On Saturday, June 22, Oakes Investment LLC hosted a Neighbor to Neighbor tour to celebrate its selection as the 2018 Oregon Tree Farmer of the Year. We had the opportunity to see what the Carr-Oakes family has been up to on their tree farm over the past year.
We took a drive along the excellent forest roads where we had the opportunity to get a sense of the past history of farming with sheep, goats and pigs in the early 1900’s. Their new acquisition of an adjacent 227 acres has diversified their age class of trees (12 years old) to allow for the younger generation of the family to have stands they can manage and harvest. We took a look at a 16 acre site logged in 2018 that yielded almost 1 million board feet. Some of these logs were sent to Hull-Oakes because they were over 28” diameter, but at only about an 11% lower price, with a shorter haul.

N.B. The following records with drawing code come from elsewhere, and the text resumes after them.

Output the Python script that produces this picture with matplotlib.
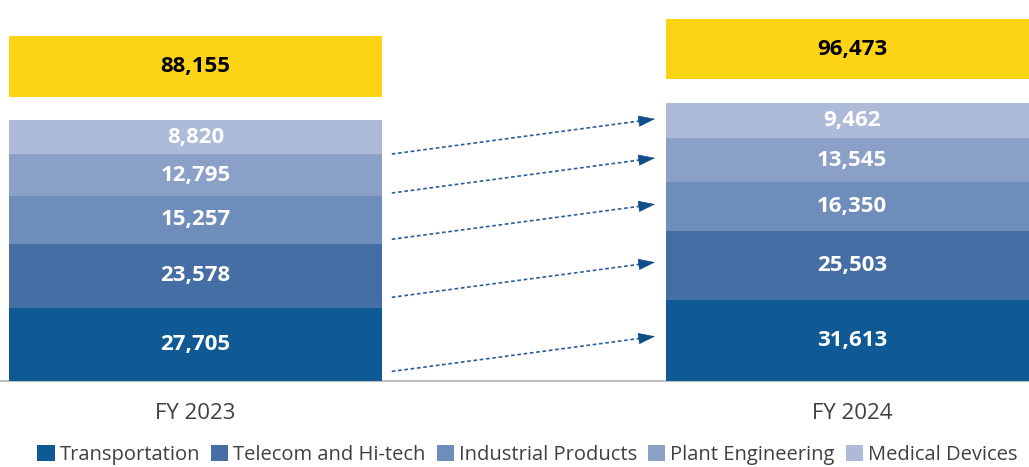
import numpy as np
import matplotlib.pyplot as plt
from matplotlib.patches import Patch

plt.rcParams["font.family"] = ["Open Sans", "DejaVu Sans"]

years = ["FY 2023", "FY 2024"]
segments = ["Transportation", "Telecom and Hi-tech", "Industrial Products",
            "Plant Engineering", "Medical Devices"]
fy2023 = [27705, 23578, 15257, 12795, 8820]
fy2024 = [31613, 25503, 16350, 13545, 9462]
totals = [88155, 96473]

colors = ["#0f5a94", "#456ea5", "#6f8dba", "#8ba0c6", "#adbad8"]
yellow = "#fdd315"
txt_col = "#404040"

# every segment gets a minimum padding so the small ones still fit a label
pad = 7500
gap = 11500      # space between stack and the total box
box_h = 29000    # height of the total box
w = 0.568

fig = plt.figure(figsize=(10.29, 4.67), dpi=100)
ax = fig.add_axes([0, 86 / 467, 1, 381 / 467])

data = [fy2023, fy2024]
x = np.arange(len(years))
bounds = []
for i, vals in enumerate(data):
    bottom = 0
    b = []
    for j, v in enumerate(vals):
        h = v + pad
        ax.bar(x[i], h, bottom=bottom, width=w, color=colors[j], zorder=3)
        ax.text(x[i], bottom + h / 2, f"{v:,}", ha="center", va="center",
                color="white", fontsize=16, fontweight="bold", zorder=4)
        b.append((bottom, h))
        bottom += h
    bounds.append(b)
    # total box
    ax.bar(x[i], box_h, bottom=bottom + gap, width=w, color=yellow, zorder=3)
    ax.text(x[i], bottom + gap + box_h / 2, f"{totals[i]:,}", ha="center",
            va="center", color="black", fontsize=16, fontweight="bold", zorder=4)

# dotted arrows between matching segments
rise = 16900
x0 = x[0] + w / 2 + 0.015
x1 = x[1] - w / 2 - 0.016
head = 0.024
for j in range(len(segments)):
    b1, h1 = bounds[1][j]
    y1 = b1 + 0.55 * h1
    y0 = y1 - rise
    yb = y1 - rise * head / (x1 - x0)
    ax.plot([x0, x1 - head], [y0, yb], linestyle=(0, (2.2, 1.6)),
            color="#2a5d99", lw=1.2, zorder=2)
    ax.annotate("", xy=(x1, y1), xytext=(x1 - head, yb),
                arrowprops=dict(arrowstyle="-|>,head_length=1.1,head_width=0.37",
                                color="#0f4c8a", lw=0.5, shrinkA=0, shrinkB=0))

ax.set_xlim(-195.5 / 656.5, (1029 - 195.5) / 656.5)
ax.set_ylim(0, 183700)
ax.set_xticks(x)
ax.set_xticklabels(years, fontsize=16, color=txt_col)
ax.tick_params(axis="x", length=0, pad=16)
ax.set_yticks([])
for s in ["top", "left", "right"]:
    ax.spines[s].set_visible(False)
ax.spines["bottom"].set_color("#bfbfbf")
ax.spines["bottom"].set_linewidth(1.5)
ax.spines["bottom"].set_zorder(1)

handles = [Patch(facecolor=c, label=l) for c, l in zip(colors, segments)]
fig.legend(handles=handles, loc="center", bbox_to_anchor=(527.5 / 1029, 1 - 455 / 467),
           ncol=5, frameon=False, fontsize=14.5, labelcolor=txt_col,
           handlelength=0.85, handleheight=0.8, handletextpad=0.25,
           columnspacing=0.55, borderpad=0)

fig.savefig("out.png", dpi=100)
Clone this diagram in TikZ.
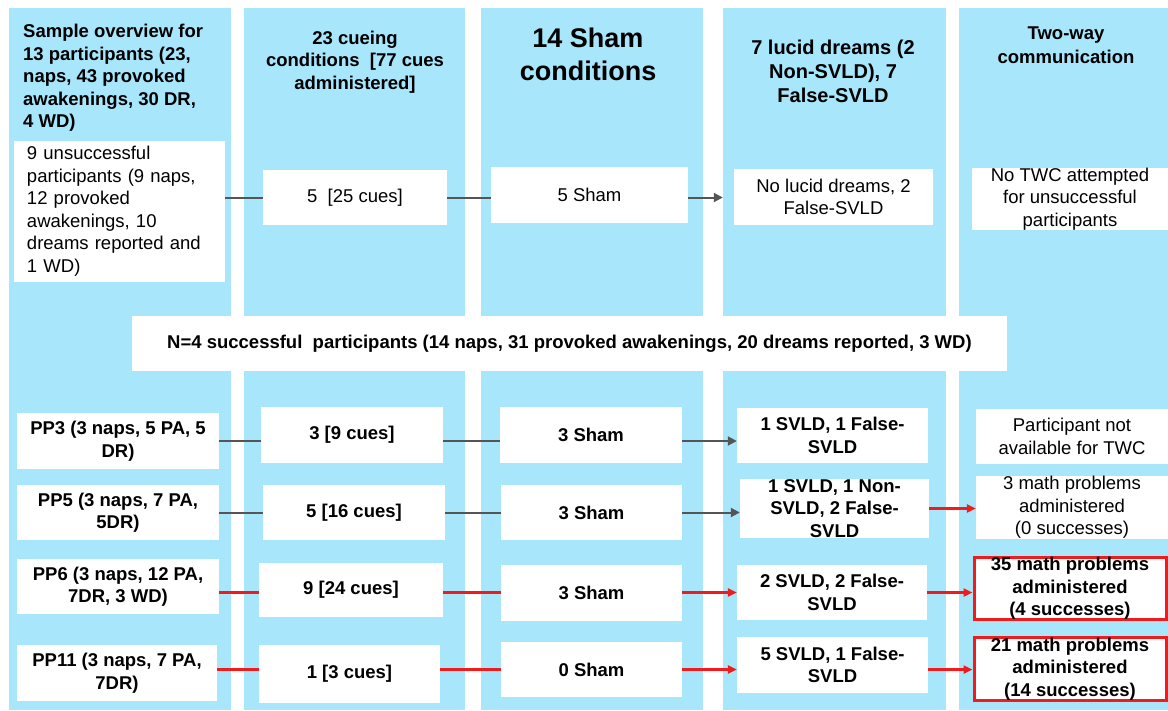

Family members from three generations showed us a planting site where each of the six families took responsibility for planting a section. They emphasized how important it was to build a sense of individual ownership by allowing each family member to participate in their own way, whether making signs, encouraging wildlife, marking, thinning or logging.
A walk along “Kayla’s Trail” led us to a small pond where Kayla has worked to enhance the population of red-legged frogs and has introduced Oregon chub with the help of Oregon Dept of Fish & Wildlife. Kayla shared her enthusiasm for this small native minnow that was listed as endangered in Oregon in 1993 and then, in 2015, became the first fish to be successfully delisted.
We visited a Douglas fir stand with Mike Cloughesy from Oregon Forest Resources Institute (the sponsor of the tour). Mike led an informative discussion of how to assess the condition of the stand and its need for thinning. He showed us how to use the stand density table developed by OSU Extension (EM9206 June 2018) to determine the level of crowding and competition in a stand of trees and determine when to thin the stand.
Marsha Carr, one of the six children of Don and Donna Oakes, was active in the Benton Co Chapter prior to her passing in September 2018. Marsha developed their forest management plan and endeavored to bring all four generations of her family together around management of their forest land. It was clear to me that Marsha’s legacy lives on in the Carr-Oakes Family and their forest.